I know, I know—I’m surprised, too. Since the start of this pandemic, I’ve hated Zoom, like most people. Because I can see my own face turned back at me like some taunting mirror, I am constantly aware of my expression, where my limbs are, and how many chins I have. There are the uncomfortable silences, the lags meaning six people speak over each other at once, and the way I find myself shouting at the screen in excitement, or nervousness—we’ve all forgotten how to interact properly with other humans by now.

But I’ve also found a tiny corner of the internet where this doesn’t matter. I have a few queer friends I met in the real, physical world (remember that?), with whom I started a sporadic Zoom call. I thought the first one would last an hour or so, but five hours and a number of poor drink choices later, we called it a night.

For me, that call had the same effect as a real night out with new people, during which friendships are cemented over stupid jokes and stupider drinks. We’ve recently opened the Zoom call up to other LGBTQ+ people within beer, and it’s a similar feeling: At a time when I see few people other than my partner and fellow dog walkers, these Friday nights are my chance to feel validated, normal, and whole. It won’t always be the same faces tuning in, and every time won’t always be that special. But the space is there—and I hope it will continue to be for the foreseeable future.

That unlikely place has made me reevaluate my perception of community, too. For some time, “community” felt abstract and monolithic. It was something I understood conceptually but had not felt: I heard people referencing the beer community, but what did that mean, beyond knowing people and having some shared interests? What even is the LGBTQ+ community, and, more importantly, how could something so far-reaching and so diverse function as a single entity?

We use the word far too liberally. To reduce millions of people to one apparently cohesive body ignores incredible differences and multitudes, and the intersections of such. I’m not part of the queer community any more than I am part of the beer community—no such single entity exists. 

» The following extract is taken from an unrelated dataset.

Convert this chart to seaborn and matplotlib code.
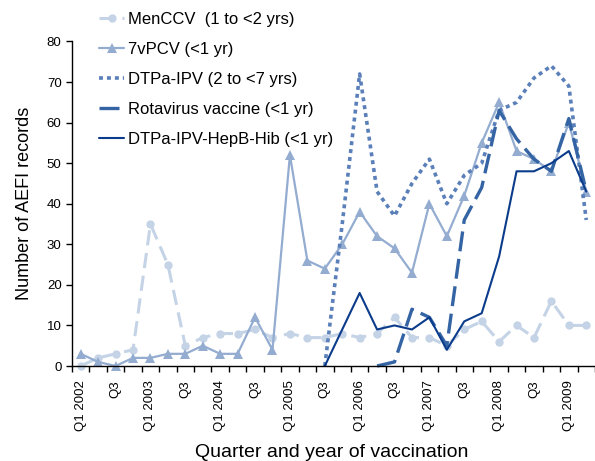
import numpy as np
import pandas as pd
import matplotlib
matplotlib.use("Agg")
import matplotlib.pyplot as plt
import seaborn as sns

nan = np.nan
quarters = list(range(30))  # Q1 2002 .. Q2 2009
tick_labels = []
for yr in range(2002, 2010):
    tick_labels += [f"Q1 {yr}", "Q3"]
tick_labels = tick_labels[:15]

menccv = [0, 2, 3, 4, 35, 25, 5, 7, 8, 8, 9, 7, 8, 7, 7, 8, 7, 8, 12, 7,
          7, 5, 9, 11, 6, 10, 7, 16, 10, 10]
pcv7 = [3, 1, 0, 2, 2, 3, 3, 5, 3, 3, 12, 4, 52, 26, 24, 30, 38, 32, 29, 23,
        40, 32, 42, 55, 65, 53, 51, 48, 60, 43]
dtpa_ipv = [nan] * 14 + [0, 35, 72, 43, 37, 45, 51, 40, 47, 50, 63, 65, 71, 74, 69, 36]
rotavirus = [nan] * 17 + [0, 1, 14, 12, 5, 36, 44, 63, 56, 51, 48, 61, 43]
hexa = [nan] * 14 + [0, 9, 18, 9, 10, 9, 12, 4, 11, 13, 27, 48, 48, 50, 53, 43]

series_names = ["MenCCV  (1 to <2 yrs)", "7vPCV (<1 yr)", "DTPa-IPV (2 to <7 yrs)",
                "Rotavirus vaccine (<1 yr)", "DTPa-IPV-HepB-Hib (<1 yr)"]
series_vals = [menccv, pcv7, dtpa_ipv, rotavirus, hexa]

sns.set_style("ticks")
plt.rcParams["font.family"] = ["Liberation Sans", "DejaVu Sans"]
plt.rcParams["text.color"] = "black"
plt.rcParams["axes.labelcolor"] = "black"
plt.rcParams["xtick.color"] = "black"
plt.rcParams["ytick.color"] = "black"

fig = plt.figure(figsize=(5.95, 4.61), dpi=100)
ax = fig.add_axes([72 / 595, 1 - 366 / 461, 1 - 72 / 595, (366 - 41.5) / 461])

styles = [
    dict(color="#c5d3e6", lw=2.2, linestyle=(0, (5, 2.5)), marker="o", markersize=6),
    dict(color="#93acd0", lw=1.6, linestyle="-", marker="^", markersize=7),
    dict(color="#5b80b9", lw=2.6, linestyle=(0, (1.1, 1.1))),
    dict(color="#3464a4", lw=2.4, linestyle=(0, (6, 2.3))),
    dict(color="#0b3c8b", lw=1.5, linestyle="-"),
]

for name, vals, st in zip(series_names, series_vals, styles):
    df = pd.DataFrame({"quarter": quarters, "count": vals}).dropna()
    kw = dict(st)
    if "marker" in kw:
        kw["markeredgecolor"] = kw["color"]
        kw["markeredgewidth"] = 0
    sns.lineplot(data=df, x="quarter", y="count", ax=ax, label=name,
                 clip_on=False, **kw)

ax.set_xlim(-0.5, 28.9)
ax.set_ylim(0, 80)
ax.set_yticks(range(0, 81, 10))
ax.set_xticks(range(0, 30, 2))
ax.set_xticklabels(tick_labels, rotation=90, fontsize=9.5)
ax.set_xticks(np.arange(-0.5, 29.6, 1), minor=True)
ax.tick_params(axis="x", which="major", length=0, pad=10, labelcolor="black")
ax.tick_params(axis="x", which="minor", length=4, width=1, direction="out", color="black")
ax.tick_params(axis="y", length=4, width=1, direction="out", labelsize=9.5,
               color="black", labelcolor="black")
for s in ["top", "right"]:
    ax.spines[s].set_visible(False)
for s in ["left", "bottom"]:
    ax.spines[s].set_color("black")
    ax.spines[s].set_linewidth(1)

ax.set_xlabel("Quarter and year of vaccination", fontsize=14, color="black")
ax.set_ylabel("Number of AEFI records", fontsize=13, color="black")
ax.xaxis.set_label_coords(0.497, -0.24)
ax.yaxis.set_label_coords(-0.074, 0.5)

leg = ax.legend(loc="upper left", bbox_to_anchor=(99 / 595, 1 - 12 / 461),
                bbox_transform=fig.transFigure, frameon=False, fontsize=12,
                borderpad=0, borderaxespad=0, labelspacing=0.9, handlelength=1.5,
                handletextpad=0.25)
for t in leg.get_texts():
    t.set_color("black")

fig.savefig("out.png", dpi=100)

But the feeling behind the word is different now. It feels like comfort, love, and understanding. It’s a quickness to laughter, a common knowledge of a similar pain, and a sense of protection both given and sought. It’s rejuvenating, healing. It is not a cheap descriptor used to clunkily identify a group at odds with the default. It’s family, though chosen as opposed to inherited.

I often think about what I would say to younger me, in order to offer words of resilience or encouragement—like in those often-cheesy, always-emotional “Open Letter to Myself” exercises. Normally I run through platitudes in my head, dredging up tired cliches and useless bullshit, faltering before I stop the exercise in embarrassment. But now, if I could, I’d simply let the young, petrified, and perpetually lonely 19-year-old girl know that there are more people like her, and that at some point, she’d find a place to fit in. Even if it were in what seemed to be the most unlikely place.